On a related note, the Office 2007 version of Word tried to get me to post to my blog using Word. At the END of the setup process, it informs me that people could see my username and password while Word sends the information. Ummm, wish you woulda mentioned that up front. And may I add, "I don't have time for this."

August 14, 2008

How I Use Socialmedian

Once I immersed myself in the ocean, I decided to go for socialmedian, too. My initial reaction is this: I don't like being scattered. I've committed to Delicious. I've been drinking the friendfeed kool-aid because I like the way it facilitates conversations. If a link is worth saving, I'm going to save it to Delicious. Thus, I see no point in "clipping" something on socialmedian. I click through to the actual link, evaluate the information, and bookmark it on Delicious if it's worthy. But I still use socialmedian to find stuff, and mostly, to watch the progression of yet another service.

Diving in a Little Deeper

Although I diligently added the social media and tech a-listers on Twitter, I oh-so-quickly became disillusioned with it. The lack of threading just made it downright annoying.

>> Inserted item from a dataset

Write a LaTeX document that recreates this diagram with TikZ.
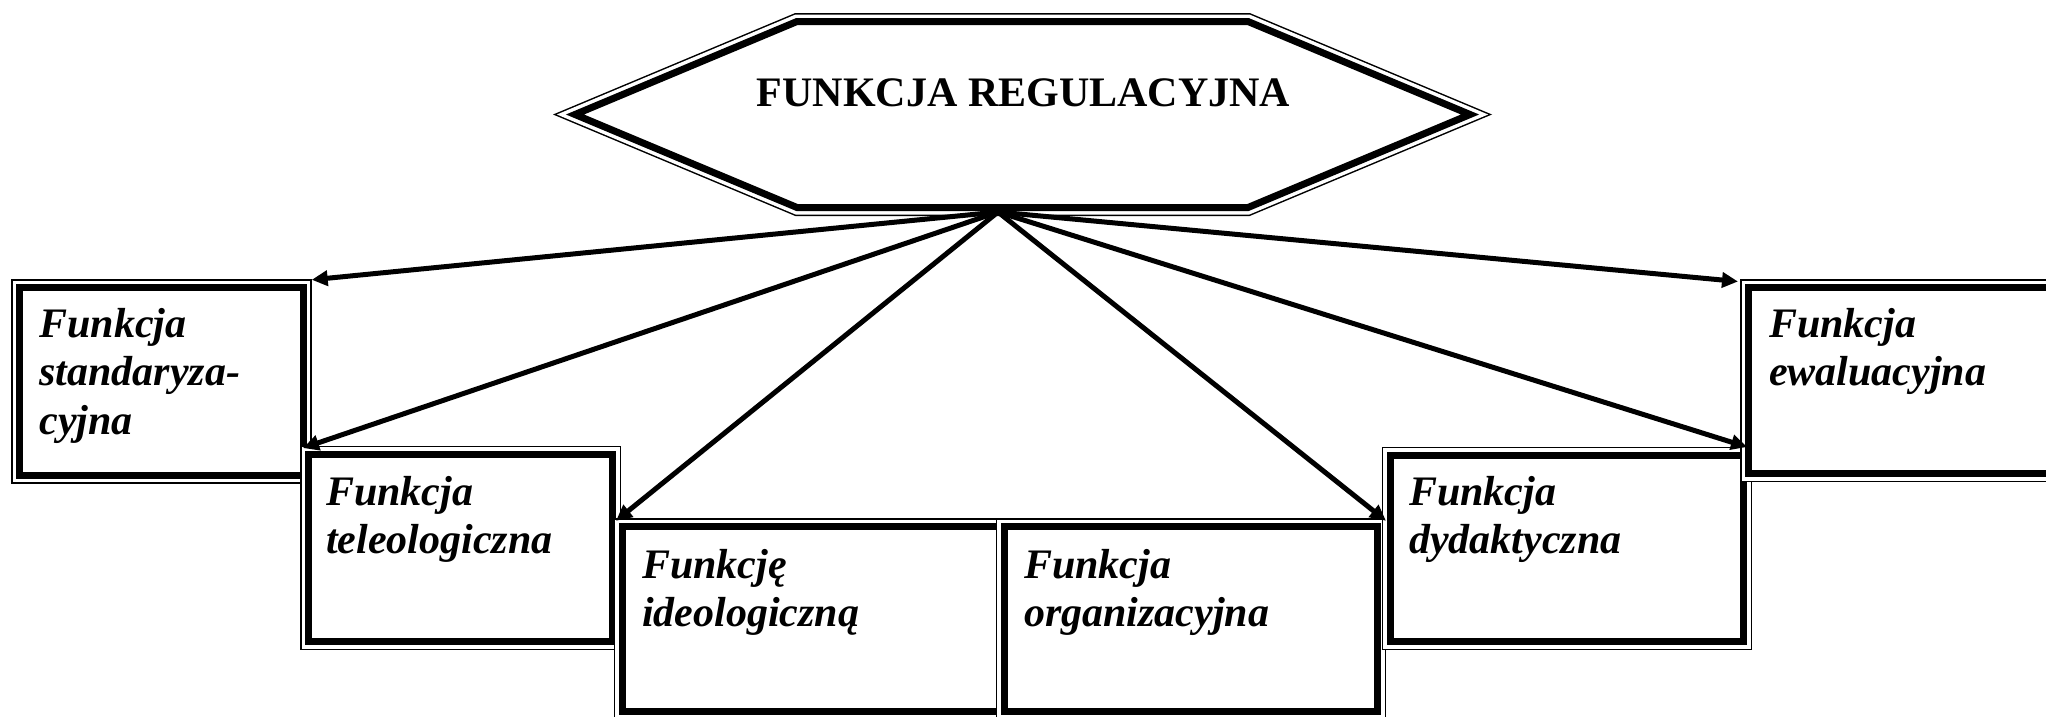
\documentclass[tikz,border=0pt]{standalone}
\usepackage{fontspec}
\setmainfont{Liberation Serif}
\usetikzlibrary{arrows.meta}
\begin{document}
\begin{tikzpicture}[x=1pt,y=-1pt,
  dbl/.style={preaction={draw,line width=17pt},preaction={draw,white,line width=14pt},preaction={fill=white},draw,line width=7pt,miter limit=10},
  fbox/.style={dbl,rectangle,inner sep=0pt,anchor=north west},
  lbl/.style={anchor=base west,align=left,inner sep=0pt,font=\fontsize{42}{48.5}\selectfont\bfseries\itshape},
  arr/.style={line width=5pt,-{Triangle[length=16pt,width=15pt]}},
]
\useasboundingbox (0,0) rectangle (2046,716);
% hexagon
\draw[dbl] (575,114.5) -- (797,21.5) -- (1248,21.5) -- (1470,114.5) -- (1248,207.5) -- (797,207.5) -- cycle;
\node[anchor=base,inner sep=0pt,font=\fontsize{42}{48}\selectfont\bfseries] (hex) at (1023.5,106) {FUNKCJA REGULACYJNA};
\coordinate (src) at (998,212);
% boxes
\node[fbox,minimum width=283.7pt,minimum height=187.2pt] (A) at (16,284.3) {};
\node[fbox,minimum width=304pt,minimum height=187.5pt] (B) at (305,450.5) {};
\node[fbox,minimum width=377pt,minimum height=185pt] (C) at (618.5,523.3) {};
\node[fbox,minimum width=373.5pt,minimum height=185pt] (D) at (1000.5,523.3) {};
\node[fbox,minimum width=353.3pt,minimum height=186.5pt] (E) at (1386.7,451.5) {};
\node[fbox,minimum width=400pt,minimum height=186pt] (F) at (1745,284) {};
% labels
\node[lbl] (tA) at (39.3,434.3) {Funkcja\\standaryza-\\cyjna};
\node[lbl] (tB) at (326,553.5) {Funkcja\\teleologiczna};
\node[lbl] (tC) at (642,626.5) {Funkcję\\ideologiczną};
\node[lbl] (tD) at (1024,626.5) {Funkcja\\organizacyjna};
\node[lbl] (tE) at (1409,553.5) {Funkcja\\dydaktyczna};
\node[lbl] (tF) at (1769,385.5) {Funkcja\\ewaluacyjna};
% arrows
\draw[arr] (src) -- ([shift={(5,-4.5)}]A.north east);
\draw[arr] (src) -- ([shift={(-2,-2.5)}]B.north west);
\draw[arr] (src) -- ([shift={(-2.5,-2.5)}]C.north west);
\draw[arr] (src) -- ([shift={(5,-2.5)}]D.north east);
\draw[arr] (src) -- ([shift={(0,-4.5)}]E.north east);
\draw[arr] (src) -- ([shift={(-7,-2.5)}]F.north west);
\end{tikzpicture}
\end{document}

OTOH, once I used a few a-listers as a jumping off point (not blindly adding people, but rather stopping to evaluate their blogs, friendfeed posts, comments, and "likes") on friendfeed I oh-so-quickly became addicted to it.

August 07, 2008

Early Adopter, early giver-upper

Can't get the comments to work - maybe my template is too old? I'm not understanding how to enable comments, although the settings seem clear. And I already deleted the haloscan code.

I've been thinking about how I always have the greatest intuition about trends before they start, I begin to get involved, then I drop the ball. Maybe everyone thinks this.

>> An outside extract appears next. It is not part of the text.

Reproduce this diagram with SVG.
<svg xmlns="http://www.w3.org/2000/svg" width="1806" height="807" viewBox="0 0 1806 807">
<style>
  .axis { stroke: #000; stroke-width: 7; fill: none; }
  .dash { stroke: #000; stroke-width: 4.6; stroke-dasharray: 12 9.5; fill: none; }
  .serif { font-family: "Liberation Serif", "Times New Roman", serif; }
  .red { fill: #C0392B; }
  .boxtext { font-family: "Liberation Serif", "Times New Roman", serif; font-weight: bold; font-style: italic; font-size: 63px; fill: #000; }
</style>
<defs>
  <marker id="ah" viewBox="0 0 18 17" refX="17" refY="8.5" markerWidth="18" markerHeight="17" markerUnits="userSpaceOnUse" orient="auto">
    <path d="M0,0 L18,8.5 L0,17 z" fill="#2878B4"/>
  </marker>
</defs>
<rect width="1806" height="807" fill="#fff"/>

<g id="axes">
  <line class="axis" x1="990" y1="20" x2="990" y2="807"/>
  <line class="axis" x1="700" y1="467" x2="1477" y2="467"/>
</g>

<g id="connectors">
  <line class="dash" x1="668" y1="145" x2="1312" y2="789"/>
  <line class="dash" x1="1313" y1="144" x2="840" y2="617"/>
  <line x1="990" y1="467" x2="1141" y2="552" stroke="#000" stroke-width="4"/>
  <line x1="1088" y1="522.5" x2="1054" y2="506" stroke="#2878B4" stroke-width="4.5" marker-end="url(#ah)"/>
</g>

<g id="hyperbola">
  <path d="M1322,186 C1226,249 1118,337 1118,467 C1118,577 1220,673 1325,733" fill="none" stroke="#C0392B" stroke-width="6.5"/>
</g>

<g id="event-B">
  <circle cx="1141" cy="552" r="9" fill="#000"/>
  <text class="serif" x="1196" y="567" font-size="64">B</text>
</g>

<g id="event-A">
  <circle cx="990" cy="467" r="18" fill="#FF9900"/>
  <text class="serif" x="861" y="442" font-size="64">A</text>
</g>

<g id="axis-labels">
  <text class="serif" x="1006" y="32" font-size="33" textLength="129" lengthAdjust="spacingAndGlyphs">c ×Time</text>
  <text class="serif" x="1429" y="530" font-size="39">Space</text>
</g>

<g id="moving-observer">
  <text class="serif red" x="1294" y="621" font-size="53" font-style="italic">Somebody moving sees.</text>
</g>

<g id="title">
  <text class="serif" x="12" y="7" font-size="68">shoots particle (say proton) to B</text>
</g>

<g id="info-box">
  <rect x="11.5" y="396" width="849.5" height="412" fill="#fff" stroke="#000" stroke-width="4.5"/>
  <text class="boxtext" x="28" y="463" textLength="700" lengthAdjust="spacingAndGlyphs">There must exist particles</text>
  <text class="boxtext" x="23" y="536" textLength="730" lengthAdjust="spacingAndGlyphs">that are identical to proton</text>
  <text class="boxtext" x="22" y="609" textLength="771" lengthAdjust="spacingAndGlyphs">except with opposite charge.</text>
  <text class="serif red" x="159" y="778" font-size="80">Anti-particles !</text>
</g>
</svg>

Case One: When I was working for the small self-help publisher in the mid 80s I sensed a need for a book on caring for parents with alzheimer's. Never acted on it. Tons of books have been published since then.

Case Two: Got turned onto blogging by Steven Cohen and Jenny Levine at Internet Librarian back in 2003. Didn't keep it up. I think the cognoscenti within the then small circle of cybrarians would have read me if I had stuck with it, because there weren't that many library bloggers in the field back then.

Case Three: Around 2003 or a little later I started thinking I should position myself as an expert in writing "micro-content" because I could see that the web was calling for shorter and shorter ways to express more and more meaning. Didn't do nuttin', now I turn around and "micro-blogging" is the new buzz word.

Well, "woulda, shoulda, coulda" is my mantra, I guess. Ever since I was about twelve I've been struck by the William Blake quote, "sooner murder an infant in its cradle than nurse unacted desires." Enough so to memorize it. But not enough so to follow its simple advice.

Now what about those comments? Am I gonna have to RTFM?

Housekeeping

I've barely touched this blog in the last three years (and I have a three year old, so, hmm, go figure) but today I decided to remove the ancient hit counter that was slowing down load time, and the third party comment app, and see if I can get Blogger's comment feature to work. Here goes.